Diary of a Wimpy Kid: Partypooper
- Author: Jeff Kinney
- Language: English
- Series: Diary of a Wimpy Kid
- Genre: Children's literature Graphic novel
- Published: October 21, 2025
- Publisher: Amulet Books
- Publication date: October 21, 2025
- Publication place: United States
- Pages: 224
- ISBN: 9781419782695
- Preceded by: Hot Mess
- Followed by: Fight or Flight

= Diary of a Wimpy Kid: Partypooper =

2025 book by Jeff Kinney

Diary of a Wimpy Kid: Partypooper is the 20th book in the Diary of a Wimpy Kid book series written and illustrated by Jeff Kinney. The sequel to Diary of a Wimpy Kid: Hot Mess, the book was unveiled on February 27, 2025. The design of the cover is a celebration for the 20th book in the series, marking a significant reach.
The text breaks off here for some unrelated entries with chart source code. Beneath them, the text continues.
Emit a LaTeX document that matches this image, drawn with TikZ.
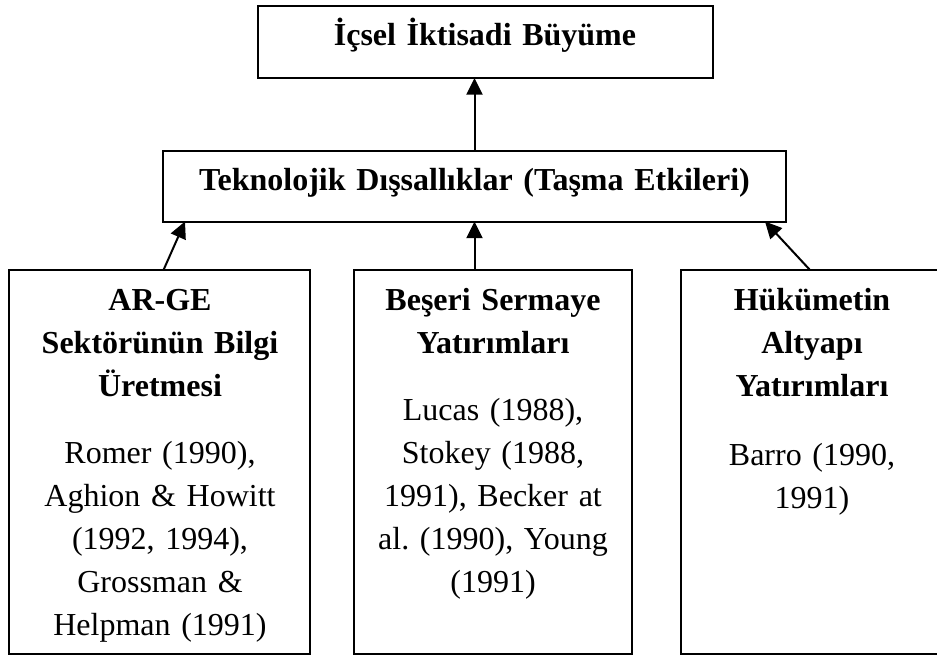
\documentclass[tikz,border=0pt]{standalone}
\usepackage{fontspec}
\setmainfont{Liberation Serif}
\usetikzlibrary{arrows.meta,calc}
\frenchspacing
\begin{document}
\begin{tikzpicture}[x=0.75pt,y=-0.75pt,
  box/.style={draw=black,line width=1.5pt,fill=white,inner sep=0pt,outer sep=0pt},
  txt/.style={anchor=base,align=center,inner sep=0pt,text width=250pt,font=\fontsize{24}{32.4}\selectfont},
  btxt/.style={txt,font=\fontsize{24}{32.4}\selectfont\bfseries},
  arr/.style={line width=1.5pt,-{Triangle[length=12.5pt,width=12pt]}}]
\useasboundingbox (0,0) rectangle (937,657);
% boxes
\node[box,minimum width=455*0.75pt,minimum height=72*0.75pt] (top) at (485.5,42) {};
\node[box,minimum width=623*0.75pt,minimum height=71*0.75pt] (mid) at (474.5,186) {};
\node[box,minimum width=301*0.75pt,minimum height=384*0.75pt] (b1) at (159.5,462) {};
\node[box,minimum width=278*0.75pt,minimum height=384*0.75pt] (b2) at (493,462) {};
\node[box,minimum width=262*0.75pt,minimum height=384*0.75pt] (b3) at (812,462) {};
% texts
\node[btxt,text width=440pt] (toptxt) at (485,45) {İçsel İktisadi Büyüme};
\node[btxt,text width=440pt] (midtxt) at (474.5,190) {Teknolojik Dışsallıklar (Taşma Etkileri)};
\node[btxt] (b1h) at (160,310) {AR-GE\\Sektörünün Bilgi\\Üretmesi};
\node[txt] (b1r) at (160,463) {Romer (1990),\\Aghion \& Howitt\\(1992, 1994),\\Grossman \&\\Helpman (1991)};
\node[btxt] (b2h) at (493,310) {Beşeri Sermaye\\Yatırımları};
\node[txt] (b2r) at (493,420) {Lucas (1988),\\Stokey (1988,\\1991), Becker at\\al. (1990), Young\\(1991)};
\node[btxt] (b3h) at (812,310) {Hükümetin\\Altyapı\\Yatırımları};
\node[txt] (b3r) at (812,465) {Barro (1990,\\1991)};
% arrows
\draw[arr] (mid.north) -- (top.south -| mid.north);
\draw[arr] (b2.north -| mid.south) -- (mid.south);
\draw[arr] ([xshift=3pt]b1.north) -- ([xshift=16.5pt]mid.south west);
\draw[arr] ([xshift=96.75pt]b3.north west) -- ([xshift=-15.75pt]mid.south east);
\end{tikzpicture}
\end{document}
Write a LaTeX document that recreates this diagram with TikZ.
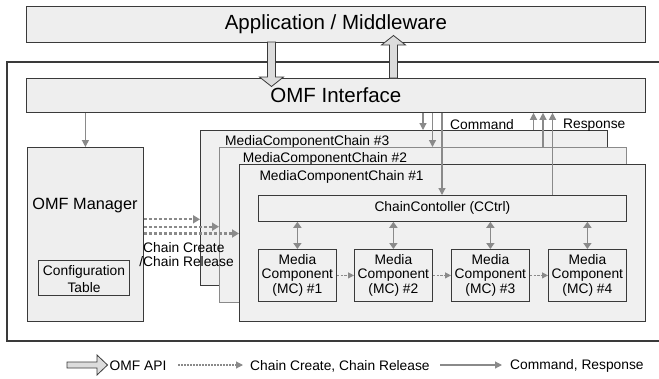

It was released on October 21, 2025.

== Plot ==
Greg Heffley is expecting a surprise birthday party, thinking that a pie-baking contest his mother is attending on the same day is fake. When he attends, he discovers that the pie-baking contest was real, and that his whole family has forgotten it was his birthday. After the incident goes viral, his parents (especially Susan) are shamed by social media and are guilted into throwing him a "blowout" party which Greg plans to maximize for as much presents as possible by inviting many people. Before the party, Greg and his dad, Frank, are buying comic books when Greg discovers that a misprinted "MicroCreatures" (a parody of Pokémon) trading card exists, depicting a three-eyed "Theeble". It is worth a lot of money, so Greg ditches the comics and sets his heart on the card, even though an online group named the three-eyed Theeble hunters was also looking for it. As the party gets closer, he discovers that the card was shipped close to where he lives, meaning that he might actually have a chance of obtaining it. The party ends in disaster thanks to a deer living in the unmowed grass next door and Susan and Frank's reputations are ruined, but Greg ends up getting the trading card that he wanted because of Aunt Nancy and hid it from his younger brother Manny, only to realize that it is no longer rare, due to popular demand. He still tries to cash on it as his is the original copy, but it turns out that Manny Heffley drew the Theeble as a dinosaur, making it worthless. However, after a new kid's father recognizes Greg (as the boy who once party crashed his son's party) they ask him to host his child's birthday party, Greg accepts once the father pays good money and manages to start a successful party-hosting side hustle with his best friend Rowley by his side.

== Sequel ==
The twenty-first book of the series, Diary of a Wimpy Kid: Fight or Flight has been released on October 22, 2026.